* Start Data *

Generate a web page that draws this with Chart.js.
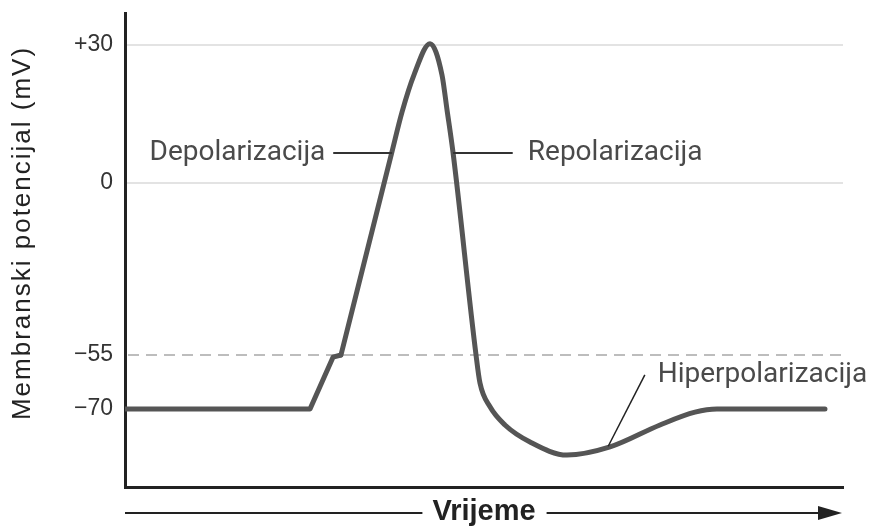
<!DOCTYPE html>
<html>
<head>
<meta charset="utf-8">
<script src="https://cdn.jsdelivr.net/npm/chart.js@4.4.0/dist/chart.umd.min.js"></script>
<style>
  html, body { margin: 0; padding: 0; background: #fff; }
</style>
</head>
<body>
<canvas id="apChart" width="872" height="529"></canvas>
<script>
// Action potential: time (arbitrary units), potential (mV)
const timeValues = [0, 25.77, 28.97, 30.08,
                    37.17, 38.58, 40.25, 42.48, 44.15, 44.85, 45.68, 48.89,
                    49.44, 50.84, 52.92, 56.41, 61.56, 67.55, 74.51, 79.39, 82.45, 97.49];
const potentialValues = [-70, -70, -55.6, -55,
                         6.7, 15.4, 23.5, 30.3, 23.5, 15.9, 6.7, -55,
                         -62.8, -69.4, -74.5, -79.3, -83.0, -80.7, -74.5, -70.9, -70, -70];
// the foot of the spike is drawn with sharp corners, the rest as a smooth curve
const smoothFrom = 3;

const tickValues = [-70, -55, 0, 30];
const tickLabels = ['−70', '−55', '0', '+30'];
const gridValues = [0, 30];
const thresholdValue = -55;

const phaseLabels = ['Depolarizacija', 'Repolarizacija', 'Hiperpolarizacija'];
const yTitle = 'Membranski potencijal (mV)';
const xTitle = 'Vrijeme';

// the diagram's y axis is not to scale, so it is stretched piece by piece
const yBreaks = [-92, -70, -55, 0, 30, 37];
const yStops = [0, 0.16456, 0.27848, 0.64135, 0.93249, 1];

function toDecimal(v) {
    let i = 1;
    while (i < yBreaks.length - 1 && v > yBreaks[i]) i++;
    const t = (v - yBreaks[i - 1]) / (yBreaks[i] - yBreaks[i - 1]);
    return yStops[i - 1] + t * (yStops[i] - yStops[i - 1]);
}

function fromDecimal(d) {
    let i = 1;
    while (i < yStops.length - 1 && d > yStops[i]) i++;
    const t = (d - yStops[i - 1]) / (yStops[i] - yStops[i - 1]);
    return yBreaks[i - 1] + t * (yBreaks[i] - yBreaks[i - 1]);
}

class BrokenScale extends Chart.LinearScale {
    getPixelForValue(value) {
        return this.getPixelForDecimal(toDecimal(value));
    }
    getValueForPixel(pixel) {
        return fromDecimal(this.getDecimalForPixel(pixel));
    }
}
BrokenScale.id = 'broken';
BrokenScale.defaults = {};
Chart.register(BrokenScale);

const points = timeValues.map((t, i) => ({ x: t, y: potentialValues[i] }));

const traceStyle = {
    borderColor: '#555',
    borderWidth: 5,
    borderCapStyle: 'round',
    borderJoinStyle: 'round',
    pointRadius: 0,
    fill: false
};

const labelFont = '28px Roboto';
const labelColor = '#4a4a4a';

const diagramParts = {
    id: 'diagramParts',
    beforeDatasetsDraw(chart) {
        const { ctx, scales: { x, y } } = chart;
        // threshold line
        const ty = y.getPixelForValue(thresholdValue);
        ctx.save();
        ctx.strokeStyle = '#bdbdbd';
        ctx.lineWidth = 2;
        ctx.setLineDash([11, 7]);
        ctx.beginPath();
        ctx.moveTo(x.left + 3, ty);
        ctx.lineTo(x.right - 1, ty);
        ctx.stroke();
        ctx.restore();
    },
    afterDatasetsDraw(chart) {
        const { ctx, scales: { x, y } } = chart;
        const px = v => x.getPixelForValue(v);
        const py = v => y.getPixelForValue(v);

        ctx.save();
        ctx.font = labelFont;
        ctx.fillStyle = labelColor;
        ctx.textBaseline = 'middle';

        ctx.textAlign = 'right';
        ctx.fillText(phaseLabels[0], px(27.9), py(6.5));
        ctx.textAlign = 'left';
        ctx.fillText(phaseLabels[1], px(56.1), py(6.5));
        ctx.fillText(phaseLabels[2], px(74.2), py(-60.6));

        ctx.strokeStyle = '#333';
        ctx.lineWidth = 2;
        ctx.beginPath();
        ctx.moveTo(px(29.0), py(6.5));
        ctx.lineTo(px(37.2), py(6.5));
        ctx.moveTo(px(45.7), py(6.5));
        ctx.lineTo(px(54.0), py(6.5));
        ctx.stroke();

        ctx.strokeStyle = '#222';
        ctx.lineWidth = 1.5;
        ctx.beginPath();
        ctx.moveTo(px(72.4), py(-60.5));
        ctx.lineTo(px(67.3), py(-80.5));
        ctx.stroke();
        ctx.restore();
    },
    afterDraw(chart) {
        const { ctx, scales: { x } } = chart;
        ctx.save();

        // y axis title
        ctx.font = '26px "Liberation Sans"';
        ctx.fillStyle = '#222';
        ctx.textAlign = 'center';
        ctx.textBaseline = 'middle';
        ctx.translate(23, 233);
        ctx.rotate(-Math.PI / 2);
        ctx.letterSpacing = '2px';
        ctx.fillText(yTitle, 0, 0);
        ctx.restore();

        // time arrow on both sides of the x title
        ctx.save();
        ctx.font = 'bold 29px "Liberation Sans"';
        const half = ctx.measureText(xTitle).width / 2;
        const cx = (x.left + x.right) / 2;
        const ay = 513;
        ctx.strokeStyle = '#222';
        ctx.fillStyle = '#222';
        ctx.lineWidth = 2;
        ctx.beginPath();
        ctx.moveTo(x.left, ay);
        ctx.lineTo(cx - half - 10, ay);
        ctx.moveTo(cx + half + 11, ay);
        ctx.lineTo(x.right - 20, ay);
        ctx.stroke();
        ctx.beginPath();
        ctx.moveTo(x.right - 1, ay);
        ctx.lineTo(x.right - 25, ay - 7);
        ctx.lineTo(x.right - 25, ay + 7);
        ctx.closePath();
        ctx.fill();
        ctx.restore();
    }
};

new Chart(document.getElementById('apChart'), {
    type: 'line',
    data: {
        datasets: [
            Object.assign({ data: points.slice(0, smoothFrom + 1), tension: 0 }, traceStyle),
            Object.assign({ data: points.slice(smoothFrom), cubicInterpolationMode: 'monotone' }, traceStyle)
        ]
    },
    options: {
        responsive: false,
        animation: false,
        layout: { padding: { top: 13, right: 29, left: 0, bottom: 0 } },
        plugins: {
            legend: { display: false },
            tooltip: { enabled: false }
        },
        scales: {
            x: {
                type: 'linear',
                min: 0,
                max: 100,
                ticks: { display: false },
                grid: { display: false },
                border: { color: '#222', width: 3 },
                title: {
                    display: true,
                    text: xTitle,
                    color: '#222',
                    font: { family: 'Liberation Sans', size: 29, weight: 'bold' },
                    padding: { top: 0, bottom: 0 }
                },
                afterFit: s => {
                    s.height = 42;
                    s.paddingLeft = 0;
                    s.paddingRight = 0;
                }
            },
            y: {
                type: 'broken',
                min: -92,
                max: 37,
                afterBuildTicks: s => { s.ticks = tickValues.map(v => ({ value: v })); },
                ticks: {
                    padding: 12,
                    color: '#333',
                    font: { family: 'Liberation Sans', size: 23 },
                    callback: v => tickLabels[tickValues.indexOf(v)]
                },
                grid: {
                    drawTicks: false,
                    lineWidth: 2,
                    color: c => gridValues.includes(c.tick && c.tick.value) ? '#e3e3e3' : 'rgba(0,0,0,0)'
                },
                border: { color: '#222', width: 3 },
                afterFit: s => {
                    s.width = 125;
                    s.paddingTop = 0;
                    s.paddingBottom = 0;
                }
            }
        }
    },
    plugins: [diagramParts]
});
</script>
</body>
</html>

* End Data *

What needs to be done: Without the pictures, return the listing above from its first line through the line that has "const yStops = [0, 0.16456, 0.27848, 0.64135, 0.93249, 1];".

Completed task:
Generate a web page that draws this with Chart.js.
<!DOCTYPE html>
<html>
<head>
<meta charset="utf-8">
<script src="https://cdn.jsdelivr.net/npm/chart.js@4.4.0/dist/chart.umd.min.js"></script>
<style>
  html, body { margin: 0; padding: 0; background: #fff; }
</style>
</head>
<body>
<canvas id="apChart" width="872" height="529"></canvas>
<script>
// Action potential: time (arbitrary units), potential (mV)
const timeValues = [0, 25.77, 28.97, 30.08,
                    37.17, 38.58, 40.25, 42.48, 44.15, 44.85, 45.68, 48.89,
                    49.44, 50.84, 52.92, 56.41, 61.56, 67.55, 74.51, 79.39, 82.45, 97.49];
const potentialValues = [-70, -70, -55.6, -55,
                         6.7, 15.4, 23.5, 30.3, 23.5, 15.9, 6.7, -55,
                         -62.8, -69.4, -74.5, -79.3, -83.0, -80.7, -74.5, -70.9, -70, -70];
// the foot of the spike is drawn with sharp corners, the rest as a smooth curve
const smoothFrom = 3;

const tickValues = [-70, -55, 0, 30];
const tickLabels = ['−70', '−55', '0', '+30'];
const gridValues = [0, 30];
const thresholdValue = -55;

const phaseLabels = ['Depolarizacija', 'Repolarizacija', 'Hiperpolarizacija'];
const yTitle = 'Membranski potencijal (mV)';
const xTitle = 'Vrijeme';

// the diagram's y axis is not to scale, so it is stretched piece by piece
const yBreaks = [-92, -70, -55, 0, 30, 37];
const yStops = [0, 0.16456, 0.27848, 0.64135, 0.93249, 1];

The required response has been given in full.